Prom 67: Dohnányi at Play

Till Eulenspiegel
Piano Concerto No.4 in G, Op.58
Symphony No.8 in G, Op.88

Emanuel Ax (piano)

Philharmonia Orchestra
Christoph von Dohnányi

Reviewed by: Nick Breckenfield

Reviewed: 9 September, 2002
Venue: Royal Albert Hall, London

The final week of the Proms, which affords a snap shot of the state of four of the five London Symphony Orchestras (a week, unusually, without international visitors), opened with Christoph von Dohnányi bringing his Philharmonia Orchestra to the Proms for only the second time since becoming Principal Conductor in 1997 (in 2000 Slatkin came with them; last year Renée Fleming and Eschenbach). It was certainly good to see him back on the Albert Hall platform.

As for his final Cleveland Orchestra performances as Music Director at the Barbican in June, Dohnányi is as clear-sighted as ever in how he wants his performances to sound: no unfussy interpretative interpolations, just fidelity to the score.
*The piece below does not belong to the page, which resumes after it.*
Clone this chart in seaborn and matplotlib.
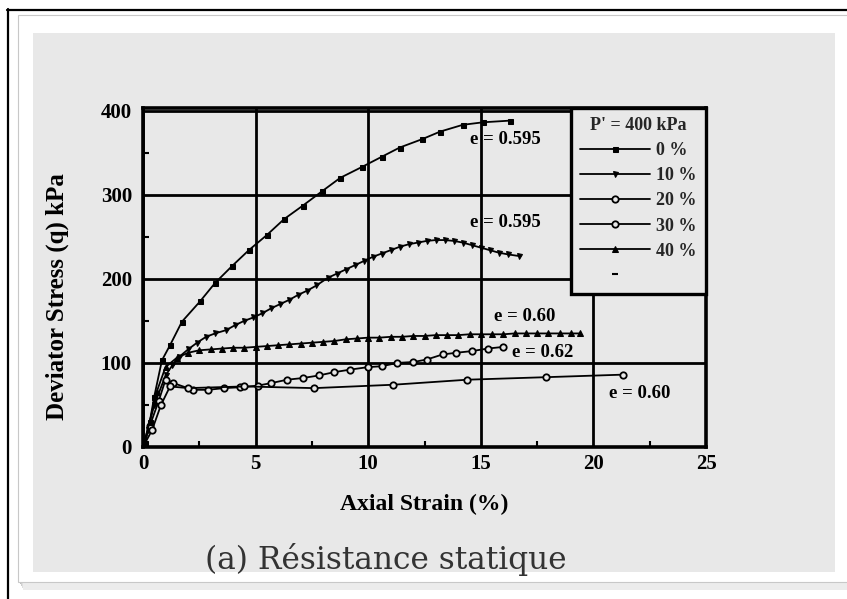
import matplotlib
matplotlib.use("Agg")
import matplotlib.pyplot as plt
import seaborn as sns
import pandas as pd
from matplotlib.patches import Rectangle
from matplotlib.lines import Line2D

# ---------------- data ----------------
x0 = [0, 0.1, 0.3, 0.5, 0.84, 1.2, 1.73, 2.53, 3.2, 3.95, 4.7, 5.5, 6.27, 7.1, 7.95,
      8.76, 9.73, 10.6, 11.4, 12.4, 13.2, 14.2, 15.1, 16.3]
q0 = [0, 5, 30, 60, 103, 121, 149, 173, 195, 215, 234, 252, 271, 287, 304,
      320, 333, 345, 356, 366, 375, 383, 386, 388]

x10 = [0, 0.2, 0.5, 1.0, 1.3, 1.6, 2.0, 2.4, 2.8, 3.2, 3.7, 4.1, 4.5, 4.9, 5.3, 5.7,
       6.1, 6.5, 6.9, 7.3, 7.7, 8.2, 8.6, 9.0, 9.4, 9.8, 10.2, 10.6, 11.0, 11.4, 11.8,
       12.2, 12.6, 13.0, 13.4, 13.8, 14.2, 14.6, 15.0, 15.4, 15.8, 16.2, 16.7]
q10 = [0, 20, 50, 85, 97, 107, 116, 124, 131, 135, 139, 145, 150, 154, 159, 165,
       170, 175, 181, 186, 192, 201, 206, 211, 216, 221, 226, 230, 234, 238, 241,
       243, 245, 246, 246, 245, 243, 240, 237, 234, 231, 229, 227]

x20 = [0, 0.3, 0.7, 1.0, 1.35, 2.2, 2.9, 3.6, 4.3, 5.1, 5.7, 6.4, 7.1, 7.8, 8.5, 9.2,
       10.0, 10.6, 11.3, 12.0, 12.6, 13.3, 13.9, 14.6, 15.3, 16.0]
q20 = [0, 25, 55, 80, 76, 68, 68, 70, 71, 73, 76, 80, 82, 85, 89, 92,
       95, 96, 100, 101, 104, 110, 112, 114, 117, 119]

x30 = [0, 0.4, 0.8, 1.2, 2.0, 4.5, 7.6, 11.1, 14.4, 17.9, 21.3]
q30 = [0, 20, 50, 72, 70, 72, 70, 74, 80, 83, 86]

x40 = [0, 0.3, 0.6, 1.0, 1.5, 2.0, 2.5, 3.0, 3.5, 4.0, 4.5, 5.0, 5.5, 6.0, 6.5, 7.0,
       7.5, 8.0, 8.5, 9.0, 9.5, 10.0, 10.5, 11.0, 11.5, 12.0, 12.5, 13.0, 13.5, 14.0,
       14.5, 15.0, 15.5, 16.0, 16.5, 17.0, 17.5, 18.0, 18.5, 19.0, 19.4]
q40 = [0, 30, 65, 95, 106, 112, 115, 116, 117, 118, 118, 119, 120, 121, 122, 123,
       124, 125, 126, 128, 129, 130, 130, 131, 131, 132, 132, 133, 133, 133,
       134, 134, 134, 134, 135, 135, 135, 135, 135, 135, 135]

series_labels = ["0 %", "10 %", "20 %", "30 %", "40 %"]
legend_title = "P' = 400 kPa"
e_labels = ["e = 0.595", "e = 0.595", "e = 0.60", "e = 0.62", "e = 0.60"]
e_pos = [(14.5, 366), (14.5, 267), (15.6, 155), (16.4, 112), (20.7, 64)]
x_ticks = [0, 5, 10, 15, 20, 25]
y_ticks = [0, 100, 200, 300, 400]
x_label = "Axial Strain (%)"
y_label = "Deviator Stress (q) kPa"
caption = "(a) Résistance statique"

# ---------------- figure ----------------
sns.set_theme(style="white")
plt.rcParams["font.family"] = ["Liberation Serif", "DejaVu Serif"]

W, H = 847, 599
fig = plt.figure(figsize=(W / 100, H / 100), dpi=100)
fig.patch.set_facecolor("white")

def fx(px):
    return px / W

def fy(py):
    return 1 - py / H

PANEL = "#e8e8e8"

# decorations: screenshot frame, card with shadow, grey panel
for i, c in enumerate(["#bdbdbd", "#cfcfcf", "#dedede", "#ececec"]):
    fig.patches.append(Rectangle((fx(20 + i), fy(584 + 2 * i)), fx(900), (584 + 2 * i - 15) / H,
                                 transform=fig.transFigure, facecolor=c, edgecolor="none", zorder=0))
fig.patches.append(Rectangle((fx(18), fy(582)), fx(900), (582 - 15) / H, transform=fig.transFigure,
                             facecolor="white", edgecolor="#c8c8c8", linewidth=0.8, zorder=0.5))
fig.patches.append(Rectangle((fx(33), fy(572)), (835 - 33) / W, (572 - 33) / H,
                             transform=fig.transFigure, facecolor=PANEL, edgecolor="none", zorder=0.6))
fig.lines.append(Line2D([fx(7.5), fx(7.5)], [fy(9), 0], transform=fig.transFigure,
                        color="black", linewidth=1.6, zorder=1))
fig.lines.append(Line2D([fx(7), 1], [fy(9.5), fy(9.5)], transform=fig.transFigure,
                        color="black", linewidth=1.6, zorder=1))

ax = fig.add_axes([fx(143), fy(447), (706 - 143) / W, (447 - 108) / H])
ax.set_facecolor(PANEL)
ax.set_zorder(2)

lw = 1.3
sns.lineplot(x=x0, y=q0, ax=ax, color="black", linewidth=lw, marker="s", markersize=3.6,
             markerfacecolor="black", markeredgecolor="black", label=series_labels[0],
             sort=False, estimator=None)
sns.lineplot(x=x10, y=q10, ax=ax, color="black", linewidth=lw, marker="v", markersize=3.6,
             markerfacecolor="black", markeredgecolor="black", label=series_labels[1],
             sort=False, estimator=None)
sns.lineplot(x=x20, y=q20, ax=ax, color="black", linewidth=lw, marker="o", markersize=4.6,
             markerfacecolor=PANEL, markeredgecolor="black", markeredgewidth=1.3,
             label=series_labels[2], sort=False, estimator=None)
sns.lineplot(x=x30, y=q30, ax=ax, color="black", linewidth=lw, marker="o", markersize=4.6,
             markerfacecolor=PANEL, markeredgecolor="black", markeredgewidth=1.3,
             label=series_labels[3], sort=False, estimator=None)
sns.lineplot(x=x40, y=q40, ax=ax, color="black", linewidth=lw, marker="^", markersize=4.0,
             markerfacecolor="black", markeredgecolor="black", label=series_labels[4],
             sort=False, estimator=None)

ax.set_xlim(0, 25)
ax.set_ylim(0, 403)
ax.set_xticks(x_ticks)
ax.set_yticks(y_ticks)
ax.set_xticks([2.5, 7.5, 12.5, 17.5, 22.5], minor=True)
ax.set_yticks([50, 150, 250, 350], minor=True)
ax.tick_params(axis="both", which="major", length=0, labelsize=15, colors="black")
ax.tick_params(axis="x", which="major", pad=5)
ax.tick_params(axis="y", which="major", pad=8)
ax.tick_params(axis="both", which="minor", direction="in", length=4, width=1.5, color="black",
               bottom=True, left=True)
for lab in ax.get_xticklabels() + ax.get_yticklabels():
    lab.set_fontweight("bold")

ax.grid(True, which="major", color="black", linewidth=2.0)
ax.set_axisbelow(True)
for s in ax.spines.values():
    s.set_color("black")
    s.set_linewidth(2.6)
    s.set_visible(True)

ax.set_xlabel(x_label, fontsize=17, fontweight="bold", color="black")
ax.set_ylabel(y_label, fontsize=18, fontweight="bold", color="black")
ax.xaxis.set_label_coords(0.50, -0.139)
ax.yaxis.set_label_coords(-0.132, 0.445)

for t, (xx, yy) in zip(e_labels, e_pos):
    ax.text(xx, yy, t, fontsize=13.5, fontweight="bold", color="black", va="center", ha="left",
            zorder=5)

handles, labels = ax.get_legend_handles_labels()
handles = handles + [Line2D([], [], linestyle="none", marker="_", markersize=4,
                            color="black", markeredgewidth=1.5)]
labels = labels + [" "]
leg = ax.legend(handles, labels, title=legend_title, loc="upper right",
                bbox_to_anchor=(1.0, 1.0), borderaxespad=0, frameon=True, fancybox=False,
                framealpha=1, facecolor=PANEL, edgecolor="black",
                prop={"family": "Liberation Serif", "weight": "bold", "size": 13},
                title_fontproperties={"family": "Liberation Serif", "weight": "bold", "size": 13},
                handlelength=3.9, handletextpad=0.35, labelspacing=0.45, borderpad=0.5)
leg.get_frame().set_linewidth(2.4)
leg.set_zorder(6)

fig.text(fx(386), fy(560), caption, fontsize=22.5, color="#333333", ha="center", va="center",
         family=["DejaVu Serif"])

fig.savefig("out.png", dpi=100, facecolor="white")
For some this sounds emotionally bland, but I revel in hearing what composer’s ask for, and – as here – scores suddenly sound new.
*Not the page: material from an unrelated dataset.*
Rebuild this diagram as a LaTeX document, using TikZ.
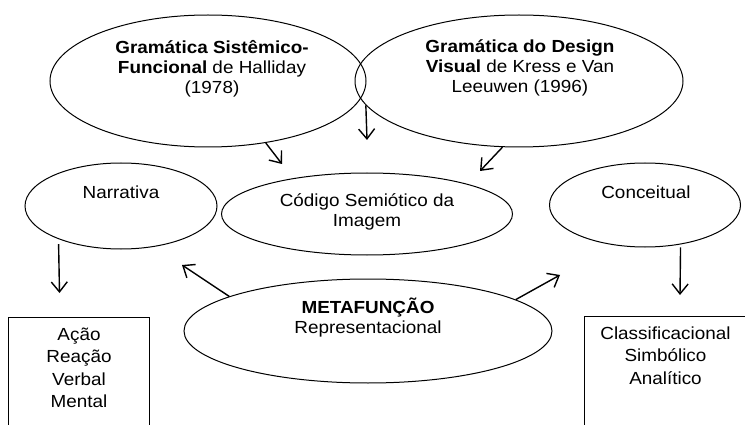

That Dohnányi seems to have mellowed was apparent in the opening work, a spirited, almost impish performance of Strauss’s Till Eulenspiegel, with the Philharmonia players (including no less than four percussionists with football rattles – a humorous exception to Dohnányi’s fidelity to the printed score: Strauss asks for one!) revelling in Strauss’s musical characterisations. Often this vast orchestral pantomime can seem laboured and hackneyed. Not here, and Dohnányi risked some wry smiles along the way.

I warmed equally to the Beethoven concerto and Dvořák symphony.Emanuel Ax was typically precise in his enormously satisfying assumption of the solo part, managing to keep his concentration through the hugely disruptive barrage of coughing (particularly in the slow movement), while the slimmed-down Philharmonia offered secure support. I was taken by surprise by the first movement cadenza – stated to be by Beethoven but much more robust than I had remembered, which Ax played for all it was worth. Bravo!

Dohnányi’s non-interventionist approach suited Dvořák’s delightful work exceedingly well, the Philharmonia on fine form with its Principal Conductor.I hope that Dohnányi will be constant conductor from the Philharmonia’s annual Prom from now on – it is a partnership that is helping to bring London’s orchestral life back into the very highest league.